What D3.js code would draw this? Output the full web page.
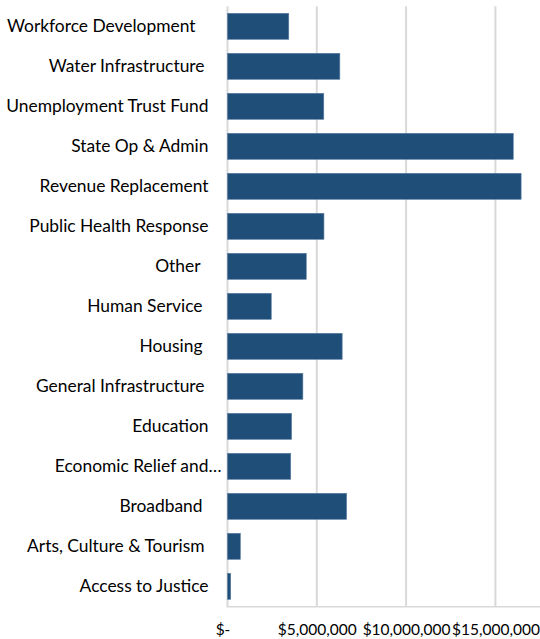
<!DOCTYPE html>
<html>
<head>
<meta charset="utf-8">
<script src="https://cdn.jsdelivr.net/npm/d3@7"></script>
<style>
  html, body { margin: 0; padding: 0; background: #ffffff; }
  svg { display: block; }
  text { font-family: Lato, "Open Sans", sans-serif; fill: #000; }
</style>
</head>
<body>
<svg id="chart" width="540" height="639"></svg>
<script>
// Program spending by category (USD)
const categories = [
  "Workforce Development", "Water Infrastructure", "Unemployment Trust Fund",
  "State Op & Admin", "Revenue Replacement", "Public Health Response", "Other",
  "Human Service", "Housing", "General Infrastructure", "Education",
  "Economic Relief and…", "Broadband", "Arts, Culture & Tourism", "Access to Justice"
];
const amounts = [
  3430000, 6290000, 5390000,
  16000000, 16440000, 5400000, 4410000,
  2450000, 6420000, 4220000, 3590000,
  3540000, 6670000, 720000, 180000
];
// Trailing padding (in px) some category labels carry after the text
const labelPad = [13, 4, 0, 0, 0, 0, 8, 6, 6, 4, 0, -13, 6, 4, 0];
const tickValues = [0, 5000000, 10000000, 15000000];
const tickLabels = ["$-", "$5,000,000", "$10,000,000", "$15,000,000"];

const svg = d3.select("#chart");
const x0 = 227.5, plotTop = 6.3, plotBottom = 606.3;

const x = d3.scaleLinear().domain([0, 20000000]).range([x0, x0 + 4 * 89.3]);
const y = d3.scaleBand().domain(categories).range([plotTop, plotBottom]).paddingInner(0.35).paddingOuter(0.175);

// Vertical gridlines
svg.append("g").selectAll("line").data(tickValues).join("line")
  .attr("x1", d => x(d)).attr("x2", d => x(d))
  .attr("y1", plotTop).attr("y2", plotBottom)
  .attr("stroke", "#d9d9d9").attr("stroke-width", 2);

// Baseline of the value axis
svg.append("line")
  .attr("x1", x0 - 1).attr("x2", 540)
  .attr("y1", plotBottom + 0.5).attr("y2", plotBottom + 0.5)
  .attr("stroke", "#d9d9d9").attr("stroke-width", 1.5);

// Bars
svg.append("g").selectAll("rect").data(categories).join("rect")
  .attr("x", x(0))
  .attr("y", d => y(d))
  .attr("width", (d, i) => x(amounts[i]) - x(0))
  .attr("height", y.bandwidth())
  .attr("fill", "#1f4e79")
  .attr("stroke", "#5a7fa3").attr("stroke-width", 0.6);

// Category labels
svg.append("g").selectAll("text").data(categories).join("text")
  .attr("x", (d, i) => 208.5 - labelPad[i])
  .attr("y", d => y(d) + y.bandwidth() / 2)
  .attr("dy", "0.35em")
  .attr("text-anchor", "end")
  .attr("font-size", 17.4)
  .text(d => d);

// Value axis tick labels
const xAxis = d3.axisBottom(x).tickValues(tickValues)
  .tickFormat((d, i) => tickLabels[i]).tickSize(0).tickPadding(0);
const ax = svg.append("g").attr("transform", `translate(0, 630)`).call(xAxis);
ax.select(".domain").remove();
ax.selectAll("text")
  .attr("font-size", 15.5)
  .attr("font-family", "Lato, 'Open Sans', sans-serif")
  .attr("fill", "#000")
  .attr("y", 0).attr("dy", "0.35em")
  .attr("dx", d => d === 0 ? -5 : 0);
</script>
</body>
</html>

===============

_Goal_.
Transcribe all the lines above exactly, apart from the pictures.

_Solution_.
What D3.js code would draw this? Output the full web page.
<!DOCTYPE html>
<html>
<head>
<meta charset="utf-8">
<script src="https://cdn.jsdelivr.net/npm/d3@7"></script>
<style>
  html, body { margin: 0; padding: 0; background: #ffffff; }
  svg { display: block; }
  text { font-family: Lato, "Open Sans", sans-serif; fill: #000; }
</style>
</head>
<body>
<svg id="chart" width="540" height="639"></svg>
<script>
// Program spending by category (USD)
const categories = [
  "Workforce Development", "Water Infrastructure", "Unemployment Trust Fund",
  "State Op & Admin", "Revenue Replacement", "Public Health Response", "Other",
  "Human Service", "Housing", "General Infrastructure", "Education",
  "Economic Relief and…", "Broadband", "Arts, Culture & Tourism", "Access to Justice"
];
const amounts = [
  3430000, 6290000, 5390000,
  16000000, 16440000, 5400000, 4410000,
  2450000, 6420000, 4220000, 3590000,
  3540000, 6670000, 720000, 180000
];
// Trailing padding (in px) some category labels carry after the text
const labelPad = [13, 4, 0, 0, 0, 0, 8, 6, 6, 4, 0, -13, 6, 4, 0];
const tickValues = [0, 5000000, 10000000, 15000000];
const tickLabels = ["$-", "$5,000,000", "$10,000,000", "$15,000,000"];

const svg = d3.select("#chart");
const x0 = 227.5, plotTop = 6.3, plotBottom = 606.3;

const x = d3.scaleLinear().domain([0, 20000000]).range([x0, x0 + 4 * 89.3]);
const y = d3.scaleBand().domain(categories).range([plotTop, plotBottom]).paddingInner(0.35).paddingOuter(0.175);

// Vertical gridlines
svg.append("g").selectAll("line").data(tickValues).join("line")
  .attr("x1", d => x(d)).attr("x2", d => x(d))
  .attr("y1", plotTop).attr("y2", plotBottom)
  .attr("stroke", "#d9d9d9").attr("stroke-width", 2);

// Baseline of the value axis
svg.append("line")
  .attr("x1", x0 - 1).attr("x2", 540)
  .attr("y1", plotBottom + 0.5).attr("y2", plotBottom + 0.5)
  .attr("stroke", "#d9d9d9").attr("stroke-width", 1.5);

// Bars
svg.append("g").selectAll("rect").data(categories).join("rect")
  .attr("x", x(0))
  .attr("y", d => y(d))
  .attr("width", (d, i) => x(amounts[i]) - x(0))
  .attr("height", y.bandwidth())
  .attr("fill", "#1f4e79")
  .attr("stroke", "#5a7fa3").attr("stroke-width", 0.6);

// Category labels
svg.append("g").selectAll("text").data(categories).join("text")
  .attr("x", (d, i) => 208.5 - labelPad[i])
  .attr("y", d => y(d) + y.bandwidth() / 2)
  .attr("dy", "0.35em")
  .attr("text-anchor", "end")
  .attr("font-size", 17.4)
  .text(d => d);

// Value axis tick labels
const xAxis = d3.axisBottom(x).tickValues(tickValues)
  .tickFormat((d, i) => tickLabels[i]).tickSize(0).tickPadding(0);
const ax = svg.append("g").attr("transform", `translate(0, 630)`).call(xAxis);
ax.select(".domain").remove();
ax.selectAll("text")
  .attr("font-size", 15.5)
  .attr("font-family", "Lato, 'Open Sans', sans-serif")
  .attr("fill", "#000")
  .attr("y", 0).attr("dy", "0.35em")
  .attr("dx", d => d === 0 ? -5 : 0);
</script>
</body>
</html>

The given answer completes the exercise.